# 2002

Paris, France

**A Unified Parametric/Nonparametric Approach to PK/PD Population Modeling**

R. H. Leary(1), R. Jelliffe(2), A. Schumitzky(2), and M. Van Guilder(2)

(1) UCSD, San Diego, CA and (2) Laboratory for Applied Pharmacokinetics, USC School of Medicine, Los Angeles, CA

Currently the most popular computational methods for PK/PD population modeling are based on a parametric maximum likelihood (ML) approach that assumes normality or lognormality for the underlying population distribution. In order to reduce computational requirements to reasonable levels, these direct parametric methods make approximations in the computation of the likelihood function that significantly compromise statistical consistency. We have often observed, for example, that such methods introduce artificial correlations between population parameters.

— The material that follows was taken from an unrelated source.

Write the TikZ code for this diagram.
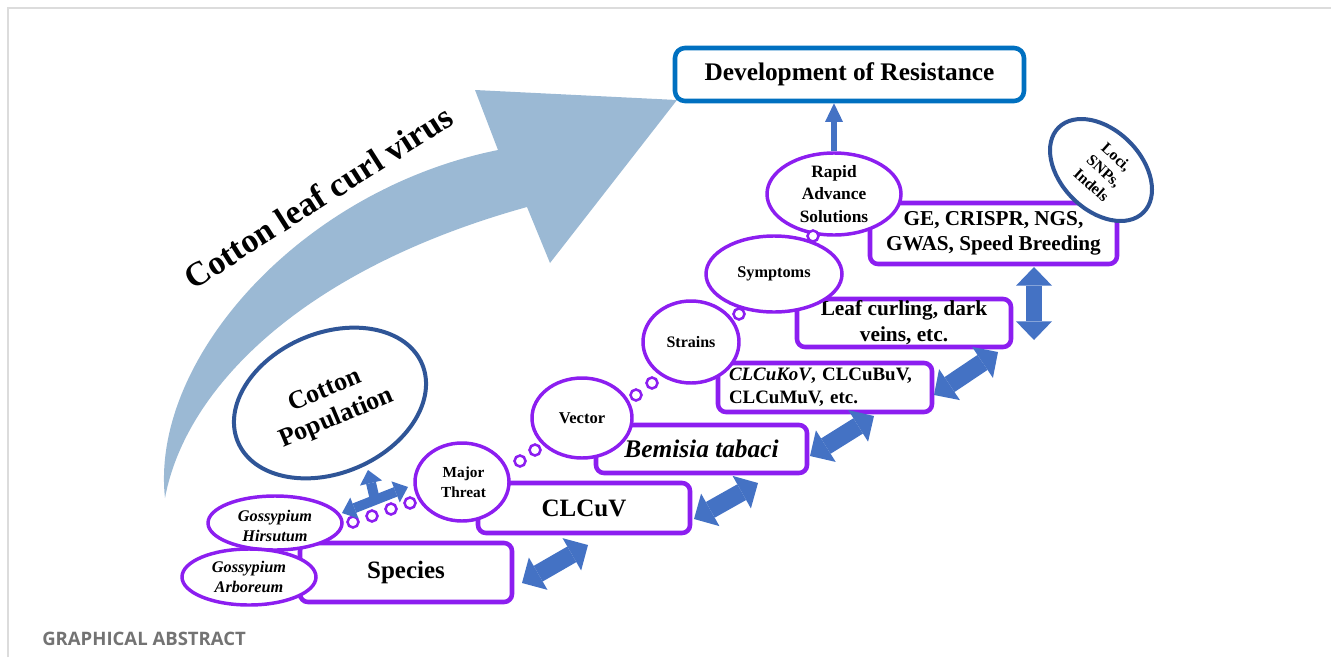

Nonparametric ML methods, such as the NPEM and NPAG programs from our laboratory, have obvious advantages for situations where unimodal parametric distributions may be unrealistic, such as multimodal populations of fast and slow metabolizers. Here it is shown that nonparametric ML methods can also be advantageously applied to the unimodal parametric case to obtain consistent parametric estimators that avoid the difficulties caused by likelihood approximations.

Nonparametric ML methods produce distribution estimators that can be interpreted as a set of direct observations of the PK/PD parameters for a finite set of virtual subjects, even though there are no such direct observations in the available data. If the nonparametric ML problem is solved exactly, i.e. a global maximum to the likelihood function is found, then the means and covariances of these virtual direct observations are in fact consistent estimators of the means and covariances of an assumed normal or lognormal parametric distribution.

We have recently combined the use of adaptive grids with a primal-dual interior-point algorithm to obtain such globally optimal nonparametric solutions with no introduced approximations. In many cases this can now be done on a single-processor PC, whereas previous nonparametric methods based on the EM algorithm often required a supercomputer to obtain the necessary accuracy. By the simple extension mentioned above, a computationally efficient and statistically consistent common method for both the parametric and nonparametric PK/PD population problems is obtained.

Examples using both simulated and real data are given to illustrate the method.